Biographies and autobiographies played well in Toronto this year, with Sarah Polley's personal family memoir, "Stories We Tell," scoring an early distribution deal with Roadside Attractions for a 2013 release.

Meanwhile, the premiere of Maiken Baird and Michelle Major's biographical documentary "Venus and Serena" was cloaked in intrigue after the tennis champion Williams sisters canceled plans to attend the festival and withdrew their support for the film.

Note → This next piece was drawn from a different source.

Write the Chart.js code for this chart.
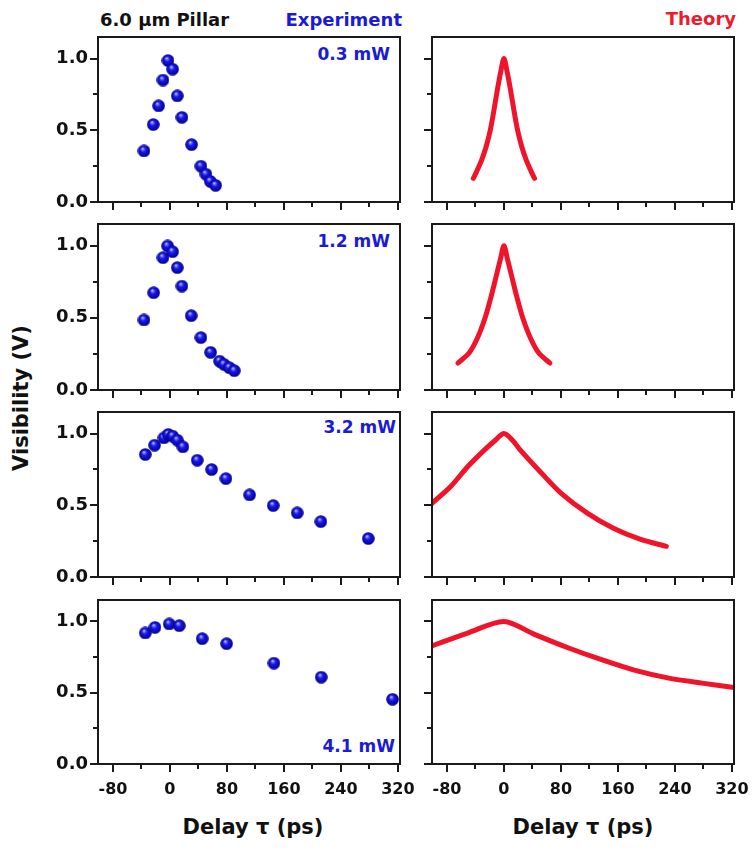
<!DOCTYPE html>
<html>
<head>
<meta charset="utf-8">
<script src="https://cdn.jsdelivr.net/npm/chart.js@4.4.1/dist/chart.umd.min.js"></script>
<style>
  body { margin: 0; background: #fff; }
  #fig { position: relative; width: 753px; height: 855px; overflow: hidden;
         font-family: "DejaVu Sans", sans-serif; font-weight: bold; }
  #fig canvas { position: absolute; }
  .lbl { position: absolute; white-space: nowrap; line-height: 1; }
  .blue { color: #1b1bd6; }
</style>
</head>
<body>
<div id="fig">
  <div class="lbl" style="left:100px;top:11px;font-size:18px;color:#111">6.0 µm Pillar</div>
  <div class="lbl blue" style="right:351px;top:11px;font-size:18px">Experiment</div>
  <div class="lbl" style="right:17px;top:10px;font-size:18px;color:#ee1b2e">Theory</div>
  <div class="lbl blue" style="right:363px;top:46px;font-size:17px" id="p0"></div>
  <div class="lbl blue" style="right:363px;top:233px;font-size:17px" id="p1"></div>
  <div class="lbl blue" style="right:357px;top:419px;font-size:17px" id="p2"></div>
  <div class="lbl blue" style="right:358px;top:738px;font-size:17px" id="p3"></div>
  <div class="lbl" style="left:21px;top:398px;font-size:21px;color:#111;transform:translate(-50%,-50%) rotate(-90deg)">Visibility (V)</div>
  <div class="lbl" style="left:253px;top:817px;font-size:21px;color:#111;transform:translateX(-50%)">Delay τ (ps)</div>
  <div class="lbl" style="left:583px;top:817px;font-size:21px;color:#111;transform:translateX(-50%)">Delay τ (ps)</div>
</div>
<script>
// panel labels
const powers = ['0.3 mW', '1.2 mW', '3.2 mW', '4.1 mW'];

// axis ticks with labels
const xMajor = [-80, 0, 80, 160, 240, 320];
const yMajor = [0, 0.5, 1.0];

// Experiment (blue spheres): delay (ps) / visibility
const delayExp03 = [-36.5, -23.4, -15.9, -9.8, -2.8, 3.7, 10.3, 16.8, 30.4, 43.5, 50.5, 56.6, 64.1];
const visExp03   = [0.356, 0.54, 0.67, 0.85, 0.986, 0.926, 0.74, 0.59, 0.40, 0.25, 0.194, 0.144, 0.116];

const delayExp12 = [-36.5, -22.9, -9.8, -3.3, 3.7, 10.3, 16.8, 29.9, 43.5, 57.1, 69.7, 75.8, 83.3, 90.3];
const visExp12   = [0.485, 0.674, 0.917, 0.998, 0.958, 0.848, 0.72, 0.515, 0.363, 0.261, 0.20, 0.178, 0.155, 0.134];

const delayExp32 = [-34.6, -21.5, -8.4, -2.3, 3.7, 10.3, 18.2, 38.3, 58.5, 78.6, 111.8, 145, 178.7, 211.9, 278.5];
const visExp32   = [0.854, 0.919, 0.970, 0.994, 0.982, 0.954, 0.907, 0.814, 0.749, 0.686, 0.572, 0.498, 0.447, 0.386, 0.268];

const delayExp41 = [-34.6, -21, -1, 13.1, 45.3, 79.5, 146, 212.4, 312.5];
const visExp41   = [0.919, 0.958, 0.982, 0.970, 0.879, 0.844, 0.707, 0.609, 0.454];

// Theory (red curves)
const delayTh03 = [-43, -38.5, -31.5, -25, -19.2, -14, -9.3, -4.2, 0, 4.2, 9.3, 14, 19.2, 25, 31.5, 38.5, 43];
const visTh03   = [0.165, 0.21, 0.29, 0.385, 0.50, 0.64, 0.78, 0.915, 1.0, 0.915, 0.78, 0.64, 0.50, 0.385, 0.29, 0.21, 0.165];

const delayTh12 = [-64.5, -49, -37.2, -26.4, -18.5, -11.5, -4.5, 0, 4.5, 11.5, 18.5, 26.4, 37.2, 49, 64.5];
const visTh12   = [0.187, 0.256, 0.36, 0.50, 0.638, 0.776, 0.915, 1.0, 0.915, 0.776, 0.638, 0.50, 0.36, 0.256, 0.187];

const delayTh32 = [-103, -74.4, -51, -27.6, -11.7, 0, 11.7, 23.4, 51.9, 80, 117, 154.4, 192, 228];
const visTh32   = [0.505, 0.633, 0.768, 0.884, 0.955, 1.0, 0.955, 0.882, 0.728, 0.585, 0.445, 0.338, 0.262, 0.214];

const delayTh41 = [-103, -51, 0, 42, 89, 136, 183, 229.8, 278, 326];
const visTh41   = [0.825, 0.918, 1.0, 0.911, 0.817, 0.733, 0.658, 0.604, 0.567, 0.535];

const rows = [
  { top: 37,  h: 165, ex: delayExp03, ey: visExp03, tx: delayTh03, ty: visTh03 },
  { top: 224, h: 166, ex: delayExp12, ey: visExp12, tx: delayTh12, ty: visTh12 },
  { top: 412, h: 165, ex: delayExp32, ey: visExp32, tx: delayTh32, ty: visTh32 },
  { top: 600, h: 164, ex: delayExp41, ey: visExp41, tx: delayTh41, ty: visTh41 }
];
const colLeft = [98, 432];
const plotW = 302;
const PAD_L = 50, PAD_T = 26, PAD_R = 36, PAD_B = 40;

powers.forEach((p, i) => { document.getElementById('p' + i).textContent = p; });

const isMajorY = v => yMajor.some(m => Math.abs(m - v) < 1e-6);

// blue shaded ball used as point style
const ball = document.createElement('canvas');
ball.width = 13; ball.height = 13;
(() => {
  const c = ball.getContext('2d');
  const g = c.createRadialGradient(5, 4, 0, 6.5, 6.5, 6.4);
  g.addColorStop(0, '#f4f4ff');
  g.addColorStop(0.17, '#7a7aff');
  g.addColorStop(0.42, '#1818ee');
  g.addColorStop(1, '#00008a');
  c.fillStyle = g;
  c.beginPath();
  c.arc(6.5, 6.5, 6.3, 0, Math.PI * 2);
  c.fill();
})();

// frame box + outward ticks (major long, minor short)
const frameTicks = {
  id: 'frameTicks',
  afterDraw(chart) {
    const { ctx, chartArea: a } = chart;
    const xs = chart.scales.x, ys = chart.scales.y;
    ctx.save();
    ctx.strokeStyle = '#1a1a1a';
    ctx.lineWidth = 2;
    ctx.beginPath();
    xs.ticks.forEach(t => {
      const px = Math.round(xs.getPixelForValue(t.value));
      const len = xMajor.includes(t.value) ? 8 : 5;
      ctx.moveTo(px, a.bottom);
      ctx.lineTo(px, a.bottom + len);
    });
    ys.ticks.forEach(t => {
      const py = Math.round(ys.getPixelForValue(t.value));
      const len = isMajorY(t.value) ? 8 : 5;
      ctx.moveTo(a.left, py);
      ctx.lineTo(a.left - len, py);
    });
    ctx.stroke();
    ctx.strokeRect(a.left, a.top, a.right - a.left, a.bottom - a.top);
    ctx.restore();
  }
};

function makePanel(col, r) {
  const row = rows[r];
  const bottomRow = r === rows.length - 1;
  const cv = document.createElement('canvas');
  const W = PAD_L + plotW + PAD_R, H = PAD_T + row.h + PAD_B;
  cv.width = W; cv.height = H;
  cv.style.left = (colLeft[col] - PAD_L) + 'px';
  cv.style.top = (row.top - PAD_T) + 'px';
  cv.style.width = W + 'px'; cv.style.height = H + 'px';
  document.getElementById('fig').appendChild(cv);

  let dataset;
  if (col === 0) {
    dataset = {
      data: row.ex.map((x, i) => ({ x: x, y: row.ey[i] })),
      showLine: false,
      pointStyle: ball,
      pointRadius: 6,
      clip: false
    };
  } else {
    dataset = {
      data: row.tx.map((x, i) => ({ x: x, y: row.ty[i] })),
      showLine: true,
      borderColor: '#f0142a',
      borderWidth: 5,
      borderCapStyle: 'round',
      borderJoinStyle: 'round',
      tension: 0.3,
      pointRadius: 0,
      clip: 0
    };
  }

  new Chart(cv, {
    type: 'scatter',
    data: { datasets: [dataset] },
    options: {
      responsive: false,
      animation: false,
      events: [],
      devicePixelRatio: 1,
      layout: { padding: { left: 0, top: PAD_T, right: PAD_R, bottom: 0 } },
      plugins: { legend: { display: false }, tooltip: { enabled: false } },
      scales: {
        x: {
          type: 'linear', min: -101, max: 323,
          grid: { display: false, drawTicks: false },
          border: { display: false },
          ticks: {
            stepSize: 40, includeBounds: false, autoSkip: false,
            maxRotation: 0, minRotation: 0, padding: 16, color: '#111',
            font: { family: 'DejaVu Sans', weight: 'bold', size: 16 },
            callback: v => (bottomRow && xMajor.includes(v)) ? String(v) : ''
          },
          afterFit: s => { s.height = PAD_B; }
        },
        y: {
          type: 'linear', min: 0, max: 1.15,
          grid: { display: false, drawTicks: false },
          border: { display: false },
          ticks: {
            stepSize: 0.25, includeBounds: false, padding: 10, color: '#111',
            font: { family: 'DejaVu Sans', weight: 'bold', size: 18 },
            callback: v => (col === 0 && isMajorY(v)) ? v.toFixed(1) : ''
          },
          afterFit: s => { s.width = PAD_L; }
        }
      }
    },
    plugins: [frameTicks]
  });
}

for (let r = 0; r < rows.length; r++) {
  makePanel(0, r);
  makePanel(1, r);
}
</script>
</body>
</html>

The film chronicles the Williamses' journey from Compton, California, to the top ranks of women's tennis, but the sisters were reportedly unhappy about the portrayal of their father and his role in their careers.

SECRETS AND SILENCE

Oscar-winning director Alex Gibney returns with "Mea Maxima Culpa: Silence in the House of God," serving up an indictment of the Vatican's role in covering up cases of sexual abuse by priests.

The film, which opens in U.S. cinemas in November and will show on HBO next year, traces the story of four deaf men who were sexually abused by a Milwaukee priest. The priest was accused of abusing up to 200 children but never defrocked for his crimes.

The larger focus of "Mea Maxima Culpa" is the Vatican's poor handling of all sexual abuse cases, including the roles the last two popes - Benedict and John Paul II - played in apparently silencing the victims.

Gibney said that while previous media articles had focused on individual sex abuse cases, he aimed to highlight how all the cases were connected.

"There hadn't been a story ... of the victims within a larger system of cover-up that existed within the institution itself," he said.

Also grabbing attention this year are documentaries on the decades-long political crisis in the Middle East, including "The Gatekeepers," which features groundbreaking interviews with six former chiefs of Israel's Shin Bet secret police about the organization's successes and failures over the years, and "State 194," which chronicles efforts by Palestinian Authority Prime Minister Salam Fayyad to have his nation recognized by the United Nations as an independent state.